(Recorded information)
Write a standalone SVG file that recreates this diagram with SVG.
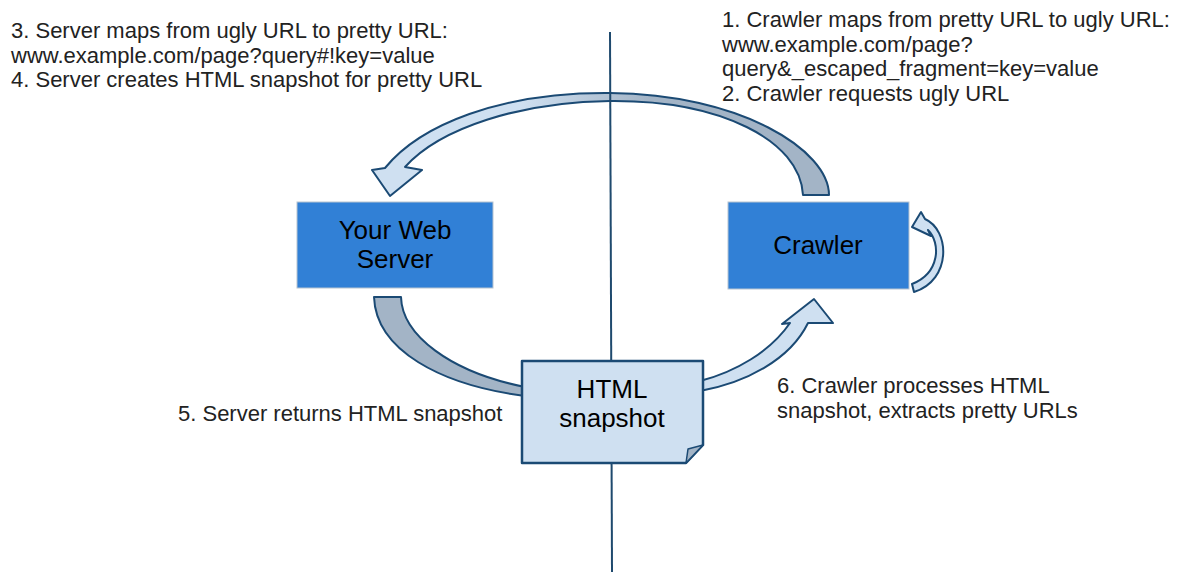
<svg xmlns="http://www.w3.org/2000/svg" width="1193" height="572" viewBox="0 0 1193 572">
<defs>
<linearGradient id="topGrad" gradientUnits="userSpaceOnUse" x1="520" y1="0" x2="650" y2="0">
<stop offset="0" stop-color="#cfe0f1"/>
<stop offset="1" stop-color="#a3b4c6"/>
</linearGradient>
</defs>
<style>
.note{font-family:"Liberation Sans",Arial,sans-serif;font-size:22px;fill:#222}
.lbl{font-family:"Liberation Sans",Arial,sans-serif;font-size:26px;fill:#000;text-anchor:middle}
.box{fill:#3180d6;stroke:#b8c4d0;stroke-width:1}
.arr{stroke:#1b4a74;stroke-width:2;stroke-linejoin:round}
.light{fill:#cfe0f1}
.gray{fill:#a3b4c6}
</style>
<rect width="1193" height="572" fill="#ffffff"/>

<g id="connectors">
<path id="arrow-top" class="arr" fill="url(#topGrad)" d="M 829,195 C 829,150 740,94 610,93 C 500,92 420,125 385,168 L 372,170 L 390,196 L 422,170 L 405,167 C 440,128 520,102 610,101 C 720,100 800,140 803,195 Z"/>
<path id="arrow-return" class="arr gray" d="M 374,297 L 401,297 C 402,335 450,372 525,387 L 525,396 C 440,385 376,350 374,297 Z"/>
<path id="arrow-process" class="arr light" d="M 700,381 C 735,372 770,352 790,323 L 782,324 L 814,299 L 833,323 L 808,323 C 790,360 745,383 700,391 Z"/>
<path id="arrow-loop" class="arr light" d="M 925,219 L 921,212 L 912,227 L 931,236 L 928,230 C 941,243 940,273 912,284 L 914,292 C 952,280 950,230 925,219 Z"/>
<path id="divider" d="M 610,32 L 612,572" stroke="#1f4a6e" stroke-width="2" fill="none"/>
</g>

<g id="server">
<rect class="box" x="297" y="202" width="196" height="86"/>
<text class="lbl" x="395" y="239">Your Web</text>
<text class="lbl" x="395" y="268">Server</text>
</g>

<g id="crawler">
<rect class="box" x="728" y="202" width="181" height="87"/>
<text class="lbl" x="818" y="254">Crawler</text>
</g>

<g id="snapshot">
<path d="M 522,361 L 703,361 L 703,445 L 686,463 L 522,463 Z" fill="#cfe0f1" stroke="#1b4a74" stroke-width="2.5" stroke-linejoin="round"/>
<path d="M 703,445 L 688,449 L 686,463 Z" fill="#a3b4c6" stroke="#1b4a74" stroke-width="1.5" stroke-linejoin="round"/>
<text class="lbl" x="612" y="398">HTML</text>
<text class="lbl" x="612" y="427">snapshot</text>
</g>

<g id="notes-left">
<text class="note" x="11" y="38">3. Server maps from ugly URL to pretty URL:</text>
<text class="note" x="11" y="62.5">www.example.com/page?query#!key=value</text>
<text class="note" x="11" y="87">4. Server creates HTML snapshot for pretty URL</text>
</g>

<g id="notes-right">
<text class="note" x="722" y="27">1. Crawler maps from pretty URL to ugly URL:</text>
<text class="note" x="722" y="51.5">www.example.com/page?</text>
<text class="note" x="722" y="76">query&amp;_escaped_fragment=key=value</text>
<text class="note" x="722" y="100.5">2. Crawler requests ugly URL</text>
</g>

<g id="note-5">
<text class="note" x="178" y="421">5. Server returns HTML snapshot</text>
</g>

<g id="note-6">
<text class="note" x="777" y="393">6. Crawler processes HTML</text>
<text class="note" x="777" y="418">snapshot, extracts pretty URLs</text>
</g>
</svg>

(Exercise aim)
Every line of the material is to be quoted exactly, with no pictures carried over.

(Written response)
Write a standalone SVG file that recreates this diagram with SVG.
<svg xmlns="http://www.w3.org/2000/svg" width="1193" height="572" viewBox="0 0 1193 572">
<defs>
<linearGradient id="topGrad" gradientUnits="userSpaceOnUse" x1="520" y1="0" x2="650" y2="0">
<stop offset="0" stop-color="#cfe0f1"/>
<stop offset="1" stop-color="#a3b4c6"/>
</linearGradient>
</defs>
<style>
.note{font-family:"Liberation Sans",Arial,sans-serif;font-size:22px;fill:#222}
.lbl{font-family:"Liberation Sans",Arial,sans-serif;font-size:26px;fill:#000;text-anchor:middle}
.box{fill:#3180d6;stroke:#b8c4d0;stroke-width:1}
.arr{stroke:#1b4a74;stroke-width:2;stroke-linejoin:round}
.light{fill:#cfe0f1}
.gray{fill:#a3b4c6}
</style>
<rect width="1193" height="572" fill="#ffffff"/>

<g id="connectors">
<path id="arrow-top" class="arr" fill="url(#topGrad)" d="M 829,195 C 829,150 740,94 610,93 C 500,92 420,125 385,168 L 372,170 L 390,196 L 422,170 L 405,167 C 440,128 520,102 610,101 C 720,100 800,140 803,195 Z"/>
<path id="arrow-return" class="arr gray" d="M 374,297 L 401,297 C 402,335 450,372 525,387 L 525,396 C 440,385 376,350 374,297 Z"/>
<path id="arrow-process" class="arr light" d="M 700,381 C 735,372 770,352 790,323 L 782,324 L 814,299 L 833,323 L 808,323 C 790,360 745,383 700,391 Z"/>
<path id="arrow-loop" class="arr light" d="M 925,219 L 921,212 L 912,227 L 931,236 L 928,230 C 941,243 940,273 912,284 L 914,292 C 952,280 950,230 925,219 Z"/>
<path id="divider" d="M 610,32 L 612,572" stroke="#1f4a6e" stroke-width="2" fill="none"/>
</g>

<g id="server">
<rect class="box" x="297" y="202" width="196" height="86"/>
<text class="lbl" x="395" y="239">Your Web</text>
<text class="lbl" x="395" y="268">Server</text>
</g>

<g id="crawler">
<rect class="box" x="728" y="202" width="181" height="87"/>
<text class="lbl" x="818" y="254">Crawler</text>
</g>

<g id="snapshot">
<path d="M 522,361 L 703,361 L 703,445 L 686,463 L 522,463 Z" fill="#cfe0f1" stroke="#1b4a74" stroke-width="2.5" stroke-linejoin="round"/>
<path d="M 703,445 L 688,449 L 686,463 Z" fill="#a3b4c6" stroke="#1b4a74" stroke-width="1.5" stroke-linejoin="round"/>
<text class="lbl" x="612" y="398">HTML</text>
<text class="lbl" x="612" y="427">snapshot</text>
</g>

<g id="notes-left">
<text class="note" x="11" y="38">3. Server maps from ugly URL to pretty URL:</text>
<text class="note" x="11" y="62.5">www.example.com/page?query#!key=value</text>
<text class="note" x="11" y="87">4. Server creates HTML snapshot for pretty URL</text>
</g>

<g id="notes-right">
<text class="note" x="722" y="27">1. Crawler maps from pretty URL to ugly URL:</text>
<text class="note" x="722" y="51.5">www.example.com/page?</text>
<text class="note" x="722" y="76">query&amp;_escaped_fragment=key=value</text>
<text class="note" x="722" y="100.5">2. Crawler requests ugly URL</text>
</g>

<g id="note-5">
<text class="note" x="178" y="421">5. Server returns HTML snapshot</text>
</g>

<g id="note-6">
<text class="note" x="777" y="393">6. Crawler processes HTML</text>
<text class="note" x="777" y="418">snapshot, extracts pretty URLs</text>
</g>
</svg>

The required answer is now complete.